= Task details =
Using the data below, copy every line that contains the word "seaborn".

= Data shown =
******
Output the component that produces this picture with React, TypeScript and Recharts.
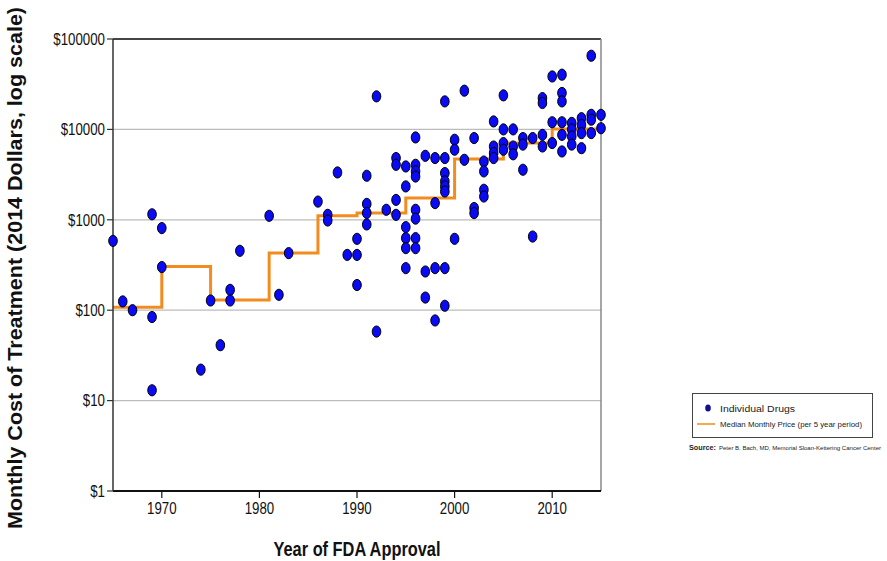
******
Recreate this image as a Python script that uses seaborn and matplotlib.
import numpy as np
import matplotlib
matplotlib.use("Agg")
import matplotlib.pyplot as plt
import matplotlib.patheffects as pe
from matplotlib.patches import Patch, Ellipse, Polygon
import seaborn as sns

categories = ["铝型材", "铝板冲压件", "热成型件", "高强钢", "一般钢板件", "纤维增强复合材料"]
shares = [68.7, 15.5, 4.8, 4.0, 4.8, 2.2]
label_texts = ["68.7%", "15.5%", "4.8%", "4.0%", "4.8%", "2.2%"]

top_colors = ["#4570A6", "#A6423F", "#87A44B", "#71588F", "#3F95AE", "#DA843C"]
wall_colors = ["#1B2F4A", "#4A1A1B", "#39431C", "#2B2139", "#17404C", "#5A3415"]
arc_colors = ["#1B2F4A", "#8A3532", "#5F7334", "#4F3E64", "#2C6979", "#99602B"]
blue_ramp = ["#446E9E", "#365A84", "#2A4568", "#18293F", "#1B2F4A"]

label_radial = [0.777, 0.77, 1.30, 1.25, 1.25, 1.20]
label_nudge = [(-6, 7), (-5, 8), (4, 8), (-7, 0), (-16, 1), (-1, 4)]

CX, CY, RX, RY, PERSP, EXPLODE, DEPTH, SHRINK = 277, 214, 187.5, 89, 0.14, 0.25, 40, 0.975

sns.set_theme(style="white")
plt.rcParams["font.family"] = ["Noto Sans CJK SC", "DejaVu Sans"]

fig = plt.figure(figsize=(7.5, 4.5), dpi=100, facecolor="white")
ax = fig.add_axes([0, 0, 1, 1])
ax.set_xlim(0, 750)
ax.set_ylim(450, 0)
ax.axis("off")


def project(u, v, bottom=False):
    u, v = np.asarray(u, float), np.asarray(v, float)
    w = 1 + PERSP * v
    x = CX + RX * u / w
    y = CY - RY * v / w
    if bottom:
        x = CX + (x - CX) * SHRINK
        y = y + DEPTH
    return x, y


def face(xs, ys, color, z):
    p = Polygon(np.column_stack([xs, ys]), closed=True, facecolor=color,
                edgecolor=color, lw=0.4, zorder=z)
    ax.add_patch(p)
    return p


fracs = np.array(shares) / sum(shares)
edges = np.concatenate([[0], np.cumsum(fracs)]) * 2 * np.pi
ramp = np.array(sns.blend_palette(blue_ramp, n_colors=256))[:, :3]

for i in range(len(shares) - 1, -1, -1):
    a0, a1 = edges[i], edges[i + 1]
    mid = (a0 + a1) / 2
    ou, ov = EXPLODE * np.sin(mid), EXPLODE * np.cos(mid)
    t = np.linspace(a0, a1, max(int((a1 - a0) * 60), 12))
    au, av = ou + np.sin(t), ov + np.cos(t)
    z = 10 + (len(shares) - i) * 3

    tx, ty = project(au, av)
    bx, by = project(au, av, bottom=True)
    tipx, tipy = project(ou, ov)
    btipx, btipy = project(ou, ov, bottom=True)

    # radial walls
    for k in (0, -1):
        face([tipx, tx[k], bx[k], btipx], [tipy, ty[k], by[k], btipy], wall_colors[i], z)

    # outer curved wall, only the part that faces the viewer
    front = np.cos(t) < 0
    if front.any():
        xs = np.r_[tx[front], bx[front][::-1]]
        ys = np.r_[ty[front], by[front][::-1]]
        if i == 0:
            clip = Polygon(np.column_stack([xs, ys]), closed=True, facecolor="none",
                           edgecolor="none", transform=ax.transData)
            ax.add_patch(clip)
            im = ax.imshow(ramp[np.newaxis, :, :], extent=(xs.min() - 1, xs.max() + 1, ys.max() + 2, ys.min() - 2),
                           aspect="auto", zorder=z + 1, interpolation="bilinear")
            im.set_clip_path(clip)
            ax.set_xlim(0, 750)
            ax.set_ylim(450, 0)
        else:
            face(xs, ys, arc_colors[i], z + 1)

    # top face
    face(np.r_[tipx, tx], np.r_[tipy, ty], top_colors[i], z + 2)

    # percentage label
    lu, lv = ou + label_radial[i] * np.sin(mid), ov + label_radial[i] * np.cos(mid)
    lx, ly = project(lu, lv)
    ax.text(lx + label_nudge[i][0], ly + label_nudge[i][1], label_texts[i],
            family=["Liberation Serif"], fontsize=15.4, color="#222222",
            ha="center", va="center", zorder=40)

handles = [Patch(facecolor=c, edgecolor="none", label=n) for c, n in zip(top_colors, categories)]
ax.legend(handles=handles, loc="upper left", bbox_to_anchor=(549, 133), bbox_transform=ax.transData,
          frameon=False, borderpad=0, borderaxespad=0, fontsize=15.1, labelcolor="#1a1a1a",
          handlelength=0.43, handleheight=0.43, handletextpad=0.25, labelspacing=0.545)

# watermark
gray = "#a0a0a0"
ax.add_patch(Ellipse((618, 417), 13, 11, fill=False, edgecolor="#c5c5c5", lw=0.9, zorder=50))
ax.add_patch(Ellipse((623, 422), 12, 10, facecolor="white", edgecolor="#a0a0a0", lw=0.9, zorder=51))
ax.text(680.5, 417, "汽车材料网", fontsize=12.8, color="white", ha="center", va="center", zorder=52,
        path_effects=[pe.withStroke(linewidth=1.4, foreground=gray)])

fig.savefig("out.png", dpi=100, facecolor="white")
******
= Correct answer =
Recreate this image as a Python script that uses seaborn and matplotlib.
import seaborn as sns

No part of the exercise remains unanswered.